→ **The request**: Exactly as written, set down the lines from the top of the entries through the line bearing "fontsize=15.8, va='center', ha='left', color='#999999')", with every picture left out.

→ **Listing**:
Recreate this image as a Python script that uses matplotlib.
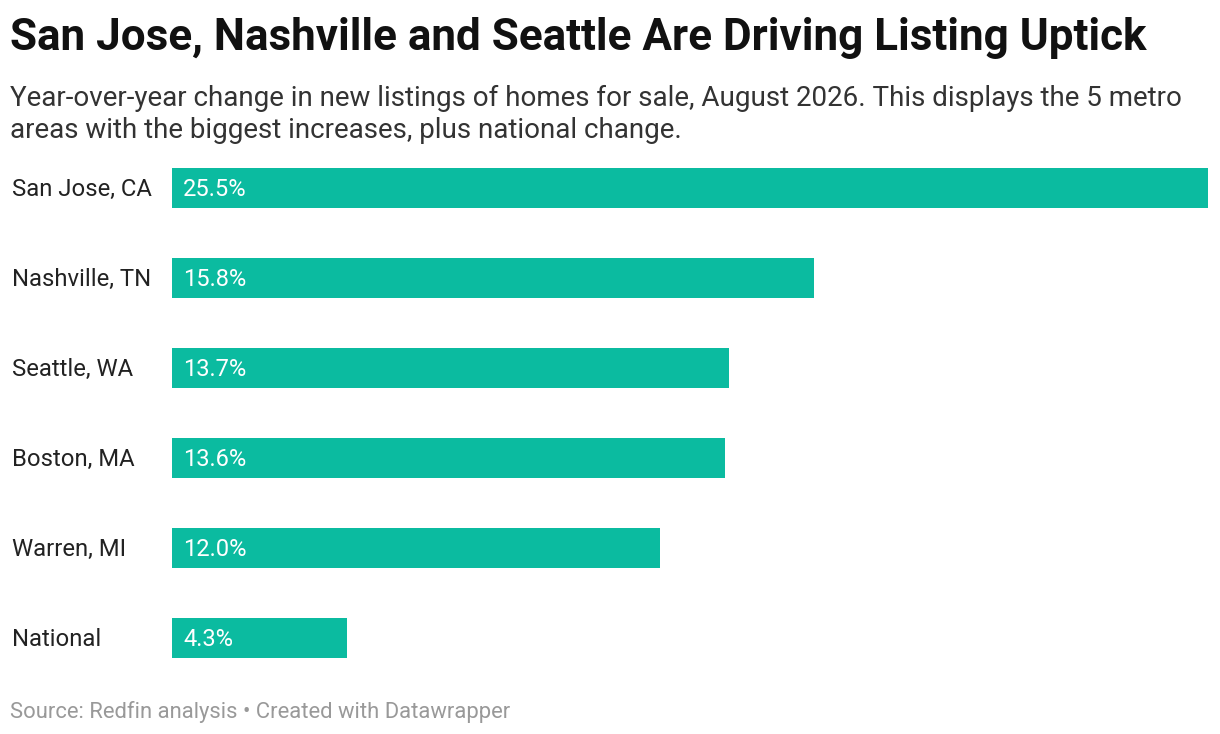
import matplotlib.pyplot as plt

plt.rcParams['font.family'] = ['Roboto', 'DejaVu Sans']

metros = ['San Jose, CA', 'Nashville, TN', 'Seattle, WA', 'Boston, MA', 'Warren, MI', 'National']
changes = [25.5, 15.8, 13.7, 13.6, 12.0, 4.3]

W, H = 1220, 734
fig = plt.figure(figsize=(W / 100, H / 100), dpi=100)

# axes: bars from x=172 to 1208 px, six 90px slots starting at y=143
ax = fig.add_axes([172 / W, 1 - 683 / H, (1208 - 172) / W, 540 / H])
ypos = list(range(len(metros)))
ax.barh(ypos, changes, height=40 / 90, color='#0bbba0')
ax.set_xlim(0, max(changes))
ax.set_ylim(len(metros) - 0.5, -0.5)
ax.axis('off')

for y, name, v in zip(ypos, metros, changes):
    ax.annotate(f'{v:.1f}%', (0, y), xytext=(11, -1), textcoords='offset pixels',
                color='white', va='center', ha='left', fontsize=17)
    fig.text(12 / W, 1 - (189 + 90 * y) / H, name, va='center', ha='left',
             fontsize=17.2, color='#222222')

fig.text(10 / W, 1 - 38 / H, 'San Jose, Nashville and Seattle Are Driving Listing Uptick',
         fontsize=31.7, fontweight='bold', va='center', ha='left', color='#111111')
fig.text(10 / W, 1 - 98 / H,
         'Year-over-year change in new listings of homes for sale, August 2026. This displays the 5 metro',
         fontsize=20, va='center', ha='left', color='#333333')
fig.text(10 / W, 1 - 131 / H, 'areas with the biggest increases, plus national change.',
         fontsize=20, va='center', ha='left', color='#333333')
fig.text(10 / W, 1 - 712 / H, 'Source: Redfin analysis • Created with Datawrapper',
         fontsize=15.8, va='center', ha='left', color='#999999')

fig.savefig('out.png', dpi=100)
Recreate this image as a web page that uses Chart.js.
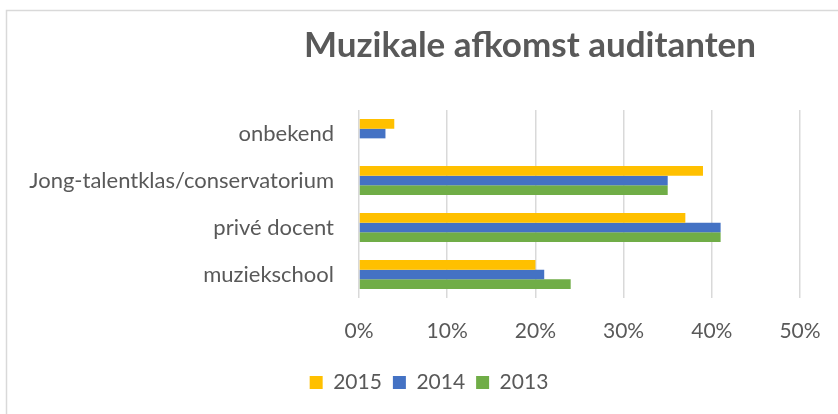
<!DOCTYPE html>
<html>
<head>
<meta charset="utf-8">
<script src="https://cdn.jsdelivr.net/npm/chart.js@4"></script>
<style>
  html, body { margin: 0; padding: 0; background: #fff; }
  #wrap { width: 838px; height: 414px; position: relative; }
</style>
</head>
<body>
<div id="wrap"><canvas id="chart"></canvas></div>
<script>
// categories, top to bottom
const categories = ["onbekend", "Jong-talentklas/conservatorium", "privé docent", "muziekschool"]
const years = ["2015", "2014", "2013"]
const values2015 = [0.04, 0.39, 0.37, 0.20]
const values2014 = [0.03, 0.35, 0.41, 0.21]
const values2013 = [0.00, 0.35, 0.41, 0.24]
const xTicks = [0, 0.1, 0.2, 0.3, 0.4, 0.5]

const titleText = "Muzikale afkomst auditanten"
const grey = "#595959"
const font = "Lato, 'Open Sans', sans-serif"

// frame + title drawn by hand (title sits off-centre in the original)
const decor = {
  id: "decor",
  beforeDraw(chart) {
    const ctx = chart.ctx
    ctx.save()
    ctx.strokeStyle = "#d9d9d9"
    ctx.lineWidth = 1.5
    ctx.strokeRect(6.5, 10.5, 1000, 1000)
    ctx.restore()
  },
  afterDraw(chart) {
    const ctx = chart.ctx
    ctx.save()
    ctx.fillStyle = grey
    ctx.font = "bold 35px " + font
    ctx.textAlign = "center"
    ctx.textBaseline = "alphabetic"
    ctx.fillText(titleText, 530, 57)
    ctx.restore()
  },
}

const ctx = document.getElementById("chart").getContext("2d")

new Chart(ctx, {
  type: "bar",
  data: {
    labels: categories,
    datasets: [
      { label: years[0], data: values2015, backgroundColor: "#FFC000" },
      { label: years[1], data: values2014, backgroundColor: "#4472C4" },
      { label: years[2], data: values2013, backgroundColor: "#70AD47" },
    ],
  },
  options: {
    indexAxis: "y",
    responsive: true,
    maintainAspectRatio: false,
    animation: false,
    datasets: {
      bar: { categoryPercentage: 0.62, barPercentage: 1 },
    },
    layout: {
      // small left offset keeps the legend centred where the original has it
      padding: { top: 110, right: 0, bottom: 11, left: 20 },
    },
    plugins: {
      title: { display: false },
      tooltip: { enabled: false },
      legend: {
        position: "bottom",
        labels: {
          boxWidth: 13,
          boxHeight: 13,
          padding: 11,
          color: grey,
          font: { size: 21, family: font },
        },
      },
    },
    scales: {
      x: {
        min: 0,
        max: 0.5,
        afterBuildTicks: (scale) => {
          scale.ticks = xTicks.map((v) => ({ value: v }))
        },
        afterFit: (scale) => {
          scale.height = 63
          scale.paddingRight = 38
        },
        grid: {
          color: "#d9d9d9",
          lineWidth: 1.5,
          drawTicks: false,
        },
        border: { display: false },
        ticks: {
          padding: 21,
          color: grey,
          font: { size: 21, family: font },
          callback: (v) => Math.round(v * 100) + "%",
        },
      },
      y: {
        afterFit: (scale) => {
          scale.width = 339
        },
        grid: { display: false, drawTicks: false },
        border: { display: false },
        ticks: {
          padding: 25,
          color: grey,
          font: { size: 22, family: font },
        },
      },
    },
  },
  plugins: [decor],
})
</script>
</body>
</html>
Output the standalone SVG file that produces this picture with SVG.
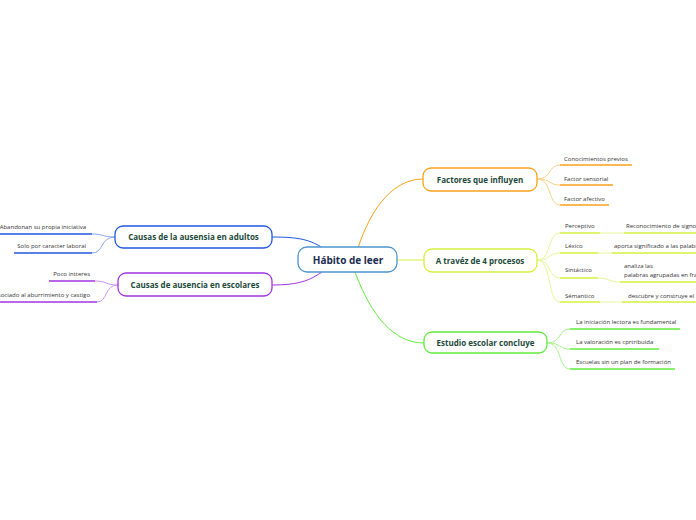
<svg xmlns="http://www.w3.org/2000/svg" width="696" height="520" viewBox="0 0 696 520">
<style>
.nt{font-family:"Open Sans","Noto Sans",sans-serif;font-weight:bold;font-size:8px;fill:#1d4a3a;text-anchor:middle}
.ct{font-family:"Open Sans","Noto Sans",sans-serif;font-weight:bold;font-size:10px;fill:#1a2d4f;text-anchor:middle}
.st{font-family:"Open Sans","Noto Sans",sans-serif;font-size:6px;fill:#333}
.box{fill:#fff;stroke-width:1.3}
.c{fill:none;stroke-width:1}
.u{fill:none;stroke-width:1.5}
</style>
<rect width="696" height="520" fill="#fff"/>
<g id="connectors">
<path class="c" d="M358,248 C372,205 395,179 423,179" stroke="#f9a21b" stroke-width="1.2"/>
<path class="c" d="M397,260 L424,260" stroke="#d6f03c" stroke-width="1.2"/>
<path class="c" d="M355,272 C372,318 395,343 424,343" stroke="#62ec3e" stroke-width="1.2"/>
<path class="c" d="M272,237 C300,237 310,240 323,248" stroke="#2257e0" stroke-width="1.2"/>
<path class="c" d="M272,285 C300,285 310,280 322,272" stroke="#a035e0" stroke-width="1.2"/>
<g stroke="#fcd08a">
<path class="c" d="M537,179 C552,179 548,165 560,165"/>
<path class="c" d="M537,179 C552,179 548,185 560,185"/>
<path class="c" d="M537,179 C552,179 548,205 560,205"/>
</g>
<g stroke="#e6f79a">
<path class="c" d="M537,260 C552,260 547,233 560,233"/>
<path class="c" d="M537,260 C552,260 547,253 560,253"/>
<path class="c" d="M537,260 C552,260 547,278 560,278"/>
<path class="c" d="M537,260 C552,260 547,302 560,302"/>
<path class="c" d="M600,233 L624,233"/>
<path class="c" d="M598,253 L612,253"/>
<path class="c" d="M598,278 C610,278 608,282 620,282"/>
<path class="c" d="M600,302 L622,302"/>
</g>
<g stroke="#a6f58e">
<path class="c" d="M547,343 C562,343 558,329 570,329"/>
<path class="c" d="M547,343 C562,343 558,349 570,349"/>
<path class="c" d="M547,343 C562,343 558,369 570,369"/>
</g>
<g stroke="#8aa8f0">
<path class="c" d="M115,237 C102,237 104,234 92,234"/>
<path class="c" d="M115,237 C100,237 104,253 92,253"/>
</g>
<g stroke="#cf95f0">
<path class="c" d="M118,285 C105,285 107,281 95,281"/>
<path class="c" d="M118,285 C104,285 108,302 97,302"/>
</g>
</g>
<g id="central">
<rect class="box" x="298" y="247" width="99" height="25" rx="9" stroke="#4d96d0" stroke-width="1.5"/>
<text class="ct" x="348" y="263.5">Hábito de leer</text>
</g>
<g id="factores">
<rect class="box" x="423" y="168" width="114" height="23" rx="8" stroke="#f9a21b"/>
<text class="nt" x="480" y="182.5">Factores que influyen</text>
</g>
<g id="f1"><text class="st" x="564" y="161">Conocimientos previos</text><path class="u" d="M560,165 L632,165" stroke="#f9a21b"/></g>
<g id="f2"><text class="st" x="564" y="181">Factor sensorial</text><path class="u" d="M560,185 L613,185" stroke="#f9a21b"/></g>
<g id="f3"><text class="st" x="564" y="201">Factor afectivo</text><path class="u" d="M560,205 L609,205" stroke="#f9a21b"/></g>
<g id="procesos">
<rect class="box" x="424" y="249" width="113" height="23" rx="8" stroke="#d6f03c"/>
<text class="nt" x="480" y="263.5">A travéz de 4 procesos</text>
</g>
<g id="p1"><text class="st" x="565" y="228">Perceptivo</text><path class="u" d="M560,233 L600,233" stroke="#d6f03c"/></g>
<g id="p1a"><text class="st" x="626" y="228">Reconocimiento de signos</text><path class="u" d="M624,233 L696,233" stroke="#d6f03c"/></g>
<g id="p2"><text class="st" x="565" y="248">Léxico</text><path class="u" d="M560,253 L598,253" stroke="#d6f03c"/></g>
<g id="p2a"><text class="st" x="614" y="248">aporta significado a las palabras</text><path class="u" d="M612,253 L696,253" stroke="#d6f03c"/></g>
<g id="p3"><text class="st" x="565" y="272">Sintáctico</text><path class="u" d="M560,278 L598,278" stroke="#d6f03c"/></g>
<g id="p3a"><text class="st" x="624" y="268">analiza las</text><text class="st" x="624" y="277">palabras agrupadas en frases</text><path class="u" d="M620,282 L696,282" stroke="#d6f03c"/></g>
<g id="p4"><text class="st" x="565" y="298">Sémantico</text><path class="u" d="M560,302 L600,302" stroke="#d6f03c"/></g>
<g id="p4a"><text class="st" x="628" y="298">descubre y construye el significado</text><path class="u" d="M622,302 L696,302" stroke="#d6f03c"/></g>
<g id="estudio">
<rect class="box" x="424" y="332" width="123" height="21" rx="8" stroke="#62ec3e"/>
<text class="nt" x="485.5" y="345.5">Estudio escolar concluye</text>
</g>
<g id="e1"><text class="st" x="576" y="324">La iniciación lectora es fundamental</text><path class="u" d="M570,329 L680,329" stroke="#62ec3e"/></g>
<g id="e2"><text class="st" x="576" y="344">La valoración es cprtribuida</text><path class="u" d="M570,349 L659,349" stroke="#62ec3e"/></g>
<g id="e3"><text class="st" x="576" y="364">Escuelas sin un plan de formación</text><path class="u" d="M570,369 L675,369" stroke="#62ec3e"/></g>
<g id="adultos">
<rect class="box" x="115" y="226" width="157" height="22" rx="8" stroke="#2257e0"/>
<text class="nt" x="193.5" y="240">Causas de la ausensia en adultos</text>
</g>
<g id="a1"><text class="st" x="86" y="229" text-anchor="end">Abandonan su propia iniciativa</text><path class="u" d="M0,234 L92,234" stroke="#2257e0"/></g>
<g id="a2"><text class="st" x="86" y="248" text-anchor="end">Solo por caracter laboral</text><path class="u" d="M14,253 L92,253" stroke="#2257e0"/></g>
<g id="escolares">
<rect class="box" x="118" y="273" width="154" height="23" rx="8" stroke="#a035e0"/>
<text class="nt" x="195" y="287.5">Causas de ausencia en escolares</text>
</g>
<g id="s1"><text class="st" x="90" y="276" text-anchor="end">Poco intteres</text><path class="u" d="M49,281 L95,281" stroke="#a035e0"/></g>
<g id="s2"><text class="st" x="90" y="297" text-anchor="end">Asociado al aburrimiento y castigo</text><path class="u" d="M0,302 L97,302" stroke="#a035e0"/></g>
</svg>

→ **Task answer**:
Recreate this image as a Python script that uses matplotlib.
import matplotlib.pyplot as plt

plt.rcParams['font.family'] = ['Roboto', 'DejaVu Sans']

metros = ['San Jose, CA', 'Nashville, TN', 'Seattle, WA', 'Boston, MA', 'Warren, MI', 'National']
changes = [25.5, 15.8, 13.7, 13.6, 12.0, 4.3]

W, H = 1220, 734
fig = plt.figure(figsize=(W / 100, H / 100), dpi=100)

# axes: bars from x=172 to 1208 px, six 90px slots starting at y=143
ax = fig.add_axes([172 / W, 1 - 683 / H, (1208 - 172) / W, 540 / H])
ypos = list(range(len(metros)))
ax.barh(ypos, changes, height=40 / 90, color='#0bbba0')
ax.set_xlim(0, max(changes))
ax.set_ylim(len(metros) - 0.5, -0.5)
ax.axis('off')

for y, name, v in zip(ypos, metros, changes):
    ax.annotate(f'{v:.1f}%', (0, y), xytext=(11, -1), textcoords='offset pixels',
                color='white', va='center', ha='left', fontsize=17)
    fig.text(12 / W, 1 - (189 + 90 * y) / H, name, va='center', ha='left',
             fontsize=17.2, color='#222222')

fig.text(10 / W, 1 - 38 / H, 'San Jose, Nashville and Seattle Are Driving Listing Uptick',
         fontsize=31.7, fontweight='bold', va='center', ha='left', color='#111111')
fig.text(10 / W, 1 - 98 / H,
         'Year-over-year change in new listings of homes for sale, August 2026. This displays the 5 metro',
         fontsize=20, va='center', ha='left', color='#333333')
fig.text(10 / W, 1 - 131 / H, 'areas with the biggest increases, plus national change.',
         fontsize=20, va='center', ha='left', color='#333333')
fig.text(10 / W, 1 - 712 / H, 'Source: Redfin analysis • Created with Datawrapper',
         fontsize=15.8, va='center', ha='left', color='#999999')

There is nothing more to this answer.